- SUPPLIED MATERIAL:
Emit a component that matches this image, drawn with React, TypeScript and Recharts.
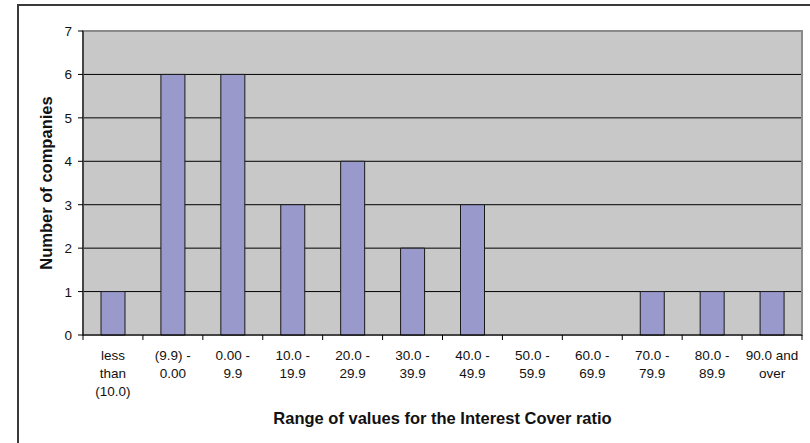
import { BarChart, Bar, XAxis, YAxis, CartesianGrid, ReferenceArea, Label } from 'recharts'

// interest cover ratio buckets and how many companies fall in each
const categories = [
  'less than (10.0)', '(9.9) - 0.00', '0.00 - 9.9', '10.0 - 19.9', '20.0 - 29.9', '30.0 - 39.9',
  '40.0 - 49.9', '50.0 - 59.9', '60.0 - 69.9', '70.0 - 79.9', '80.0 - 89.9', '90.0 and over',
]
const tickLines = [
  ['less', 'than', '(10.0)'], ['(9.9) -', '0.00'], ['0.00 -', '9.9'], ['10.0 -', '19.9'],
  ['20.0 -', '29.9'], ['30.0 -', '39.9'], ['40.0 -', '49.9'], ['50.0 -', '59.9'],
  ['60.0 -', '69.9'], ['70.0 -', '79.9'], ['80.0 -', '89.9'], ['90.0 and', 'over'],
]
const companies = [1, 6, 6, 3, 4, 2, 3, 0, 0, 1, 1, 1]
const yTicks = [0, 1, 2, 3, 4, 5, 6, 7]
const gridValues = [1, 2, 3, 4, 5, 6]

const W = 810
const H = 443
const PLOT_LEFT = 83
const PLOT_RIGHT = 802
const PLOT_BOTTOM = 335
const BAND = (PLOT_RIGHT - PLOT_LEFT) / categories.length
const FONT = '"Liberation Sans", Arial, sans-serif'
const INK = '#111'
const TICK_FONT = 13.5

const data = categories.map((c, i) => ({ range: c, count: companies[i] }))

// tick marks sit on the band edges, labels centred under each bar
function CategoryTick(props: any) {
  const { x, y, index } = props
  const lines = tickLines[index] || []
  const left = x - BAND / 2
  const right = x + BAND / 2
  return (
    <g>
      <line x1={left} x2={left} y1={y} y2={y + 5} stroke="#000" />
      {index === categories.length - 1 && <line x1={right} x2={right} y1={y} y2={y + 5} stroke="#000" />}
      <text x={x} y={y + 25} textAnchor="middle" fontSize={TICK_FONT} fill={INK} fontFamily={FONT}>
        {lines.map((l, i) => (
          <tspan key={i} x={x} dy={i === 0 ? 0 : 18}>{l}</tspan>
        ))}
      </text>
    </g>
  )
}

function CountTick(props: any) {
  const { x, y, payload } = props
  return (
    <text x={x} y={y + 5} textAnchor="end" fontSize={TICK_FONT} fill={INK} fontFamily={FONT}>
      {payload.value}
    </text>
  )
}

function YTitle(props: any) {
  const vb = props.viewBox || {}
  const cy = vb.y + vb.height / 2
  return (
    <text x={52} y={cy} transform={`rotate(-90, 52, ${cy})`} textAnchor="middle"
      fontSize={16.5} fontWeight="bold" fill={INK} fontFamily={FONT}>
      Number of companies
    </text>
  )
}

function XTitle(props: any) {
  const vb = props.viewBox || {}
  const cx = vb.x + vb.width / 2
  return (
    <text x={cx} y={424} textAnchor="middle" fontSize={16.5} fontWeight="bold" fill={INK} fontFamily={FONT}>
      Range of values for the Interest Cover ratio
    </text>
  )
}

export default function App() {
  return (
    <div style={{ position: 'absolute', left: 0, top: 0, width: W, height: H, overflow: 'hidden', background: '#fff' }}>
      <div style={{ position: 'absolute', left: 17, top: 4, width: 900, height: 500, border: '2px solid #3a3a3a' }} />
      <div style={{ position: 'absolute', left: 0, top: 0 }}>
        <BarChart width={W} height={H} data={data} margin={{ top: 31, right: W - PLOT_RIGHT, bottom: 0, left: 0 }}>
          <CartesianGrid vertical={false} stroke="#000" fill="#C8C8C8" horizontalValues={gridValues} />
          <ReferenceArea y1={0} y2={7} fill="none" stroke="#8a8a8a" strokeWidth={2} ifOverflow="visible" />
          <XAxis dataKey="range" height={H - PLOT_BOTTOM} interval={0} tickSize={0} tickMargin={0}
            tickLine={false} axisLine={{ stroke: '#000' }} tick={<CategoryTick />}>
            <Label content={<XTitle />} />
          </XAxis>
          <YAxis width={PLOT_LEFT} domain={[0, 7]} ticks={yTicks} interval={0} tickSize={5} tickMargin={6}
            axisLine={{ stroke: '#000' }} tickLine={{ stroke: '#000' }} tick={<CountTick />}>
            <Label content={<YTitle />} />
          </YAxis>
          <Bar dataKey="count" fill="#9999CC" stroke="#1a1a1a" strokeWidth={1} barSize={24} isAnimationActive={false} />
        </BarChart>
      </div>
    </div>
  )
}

- GIVEN REQUEST: From the data above, write out everything exactly except the pictures.

- ANSWER TO THIS TASK:
Emit a component that matches this image, drawn with React, TypeScript and Recharts.
import { BarChart, Bar, XAxis, YAxis, CartesianGrid, ReferenceArea, Label } from 'recharts'

// interest cover ratio buckets and how many companies fall in each
const categories = [
  'less than (10.0)', '(9.9) - 0.00', '0.00 - 9.9', '10.0 - 19.9', '20.0 - 29.9', '30.0 - 39.9',
  '40.0 - 49.9', '50.0 - 59.9', '60.0 - 69.9', '70.0 - 79.9', '80.0 - 89.9', '90.0 and over',
]
const tickLines = [
  ['less', 'than', '(10.0)'], ['(9.9) -', '0.00'], ['0.00 -', '9.9'], ['10.0 -', '19.9'],
  ['20.0 -', '29.9'], ['30.0 -', '39.9'], ['40.0 -', '49.9'], ['50.0 -', '59.9'],
  ['60.0 -', '69.9'], ['70.0 -', '79.9'], ['80.0 -', '89.9'], ['90.0 and', 'over'],
]
const companies = [1, 6, 6, 3, 4, 2, 3, 0, 0, 1, 1, 1]
const yTicks = [0, 1, 2, 3, 4, 5, 6, 7]
const gridValues = [1, 2, 3, 4, 5, 6]

const W = 810
const H = 443
const PLOT_LEFT = 83
const PLOT_RIGHT = 802
const PLOT_BOTTOM = 335
const BAND = (PLOT_RIGHT - PLOT_LEFT) / categories.length
const FONT = '"Liberation Sans", Arial, sans-serif'
const INK = '#111'
const TICK_FONT = 13.5

const data = categories.map((c, i) => ({ range: c, count: companies[i] }))

// tick marks sit on the band edges, labels centred under each bar
function CategoryTick(props: any) {
  const { x, y, index } = props
  const lines = tickLines[index] || []
  const left = x - BAND / 2
  const right = x + BAND / 2
  return (
    <g>
      <line x1={left} x2={left} y1={y} y2={y + 5} stroke="#000" />
      {index === categories.length - 1 && <line x1={right} x2={right} y1={y} y2={y + 5} stroke="#000" />}
      <text x={x} y={y + 25} textAnchor="middle" fontSize={TICK_FONT} fill={INK} fontFamily={FONT}>
        {lines.map((l, i) => (
          <tspan key={i} x={x} dy={i === 0 ? 0 : 18}>{l}</tspan>
        ))}
      </text>
    </g>
  )
}

function CountTick(props: any) {
  const { x, y, payload } = props
  return (
    <text x={x} y={y + 5} textAnchor="end" fontSize={TICK_FONT} fill={INK} fontFamily={FONT}>
      {payload.value}
    </text>
  )
}

function YTitle(props: any) {
  const vb = props.viewBox || {}
  const cy = vb.y + vb.height / 2
  return (
    <text x={52} y={cy} transform={`rotate(-90, 52, ${cy})`} textAnchor="middle"
      fontSize={16.5} fontWeight="bold" fill={INK} fontFamily={FONT}>
      Number of companies
    </text>
  )
}

function XTitle(props: any) {
  const vb = props.viewBox || {}
  const cx = vb.x + vb.width / 2
  return (
    <text x={cx} y={424} textAnchor="middle" fontSize={16.5} fontWeight="bold" fill={INK} fontFamily={FONT}>
      Range of values for the Interest Cover ratio
    </text>
  )
}

export default function App() {
  return (
    <div style={{ position: 'absolute', left: 0, top: 0, width: W, height: H, overflow: 'hidden', background: '#fff' }}>
      <div style={{ position: 'absolute', left: 17, top: 4, width: 900, height: 500, border: '2px solid #3a3a3a' }} />
      <div style={{ position: 'absolute', left: 0, top: 0 }}>
        <BarChart width={W} height={H} data={data} margin={{ top: 31, right: W - PLOT_RIGHT, bottom: 0, left: 0 }}>
          <CartesianGrid vertical={false} stroke="#000" fill="#C8C8C8" horizontalValues={gridValues} />
          <ReferenceArea y1={0} y2={7} fill="none" stroke="#8a8a8a" strokeWidth={2} ifOverflow="visible" />
          <XAxis dataKey="range" height={H - PLOT_BOTTOM} interval={0} tickSize={0} tickMargin={0}
            tickLine={false} axisLine={{ stroke: '#000' }} tick={<CategoryTick />}>
            <Label content={<XTitle />} />
          </XAxis>
          <YAxis width={PLOT_LEFT} domain={[0, 7]} ticks={yTicks} interval={0} tickSize={5} tickMargin={6}
            axisLine={{ stroke: '#000' }} tickLine={{ stroke: '#000' }} tick={<CountTick />}>
            <Label content={<YTitle />} />
          </YAxis>
          <Bar dataKey="count" fill="#9999CC" stroke="#1a1a1a" strokeWidth={1} barSize={24} isAnimationActive={false} />
        </BarChart>
      </div>
    </div>
  )
}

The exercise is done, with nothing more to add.